Content strategy

Content strategy (CS) is a working discipline in the field of interactive design.

What is content strategy?

As Jessie Collins explains in a Navigation Arts essay from November, 2007, a content strategy addresses the following:

* Tells you how much content should be on your site, where it will originate, and how often it will be updated;

* Sets the tone of your site by determining vocabulary and writing style; and

* Helps align the verbal messages on your site with the design and the organization created by the site's structure.



Content strategy versus copywriting

It is most often compared, in the corporate world, to advertising copywriting and, in the academic world, to library sciences.

Content strategists (or, as they are sometimes labelled, interactive copywriters) tend to work for interactive design agencies or the new media units of traditional advertising firms.

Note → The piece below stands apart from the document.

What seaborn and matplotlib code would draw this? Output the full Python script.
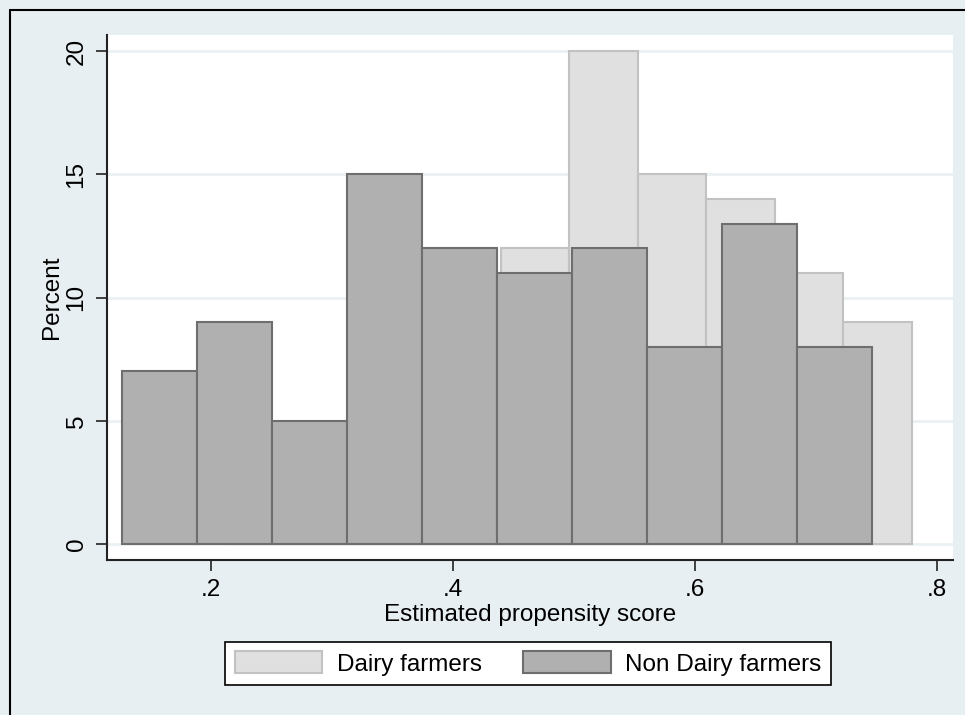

But content strategists are not copywriters:

Collectively, the tasks of planning for, obtaining, writing, editing, managing, and maintaining content may be termed "content strategy." Many site owners and managers hear the word "content" and immediately think "copywriting," but writing site copy is only one component of the strategy.


As a consequence, Collins concludes, "The dismissive reflex, 'content equals copy' overlooks the complexities inherent in a long-term content strategy and can have far reaching effects on the success of a site."

An emerging field of interactive design

In an essay for Boxes and Arrows published March 26, 2007, Rachel Lovinger, a Senior Content Strategist at Avenue A/Razorfish, compares the evolution of the term "content strategy" to that of information architecture:

"The analogy I’ve been using recently is that content strategy is to copywriting as information architecture is to design. I find this analogy to be especially encouraging because six years ago, as the crest of the first wave of the web was about to break, people had no idea what “information architecture” meant either."


While recognized as a field of practice in its own right, many of the principles of content strategy may be considered emergent, paralleling the evolution of web content specifically, and the ascendance of user experience design generally.

Unlike most fields of interactive design, at this time there are no popularly cited texts taking content strategy as their subject, and unlike, for instance, information design, there is no single evangelist (pace Edward Tufte) to speak for the domain. That said, noted usability expert Jakob Neilsen, who wrote one of the seminal considerations of writing for the web in 1997, has discussed content strategy in name in 2007.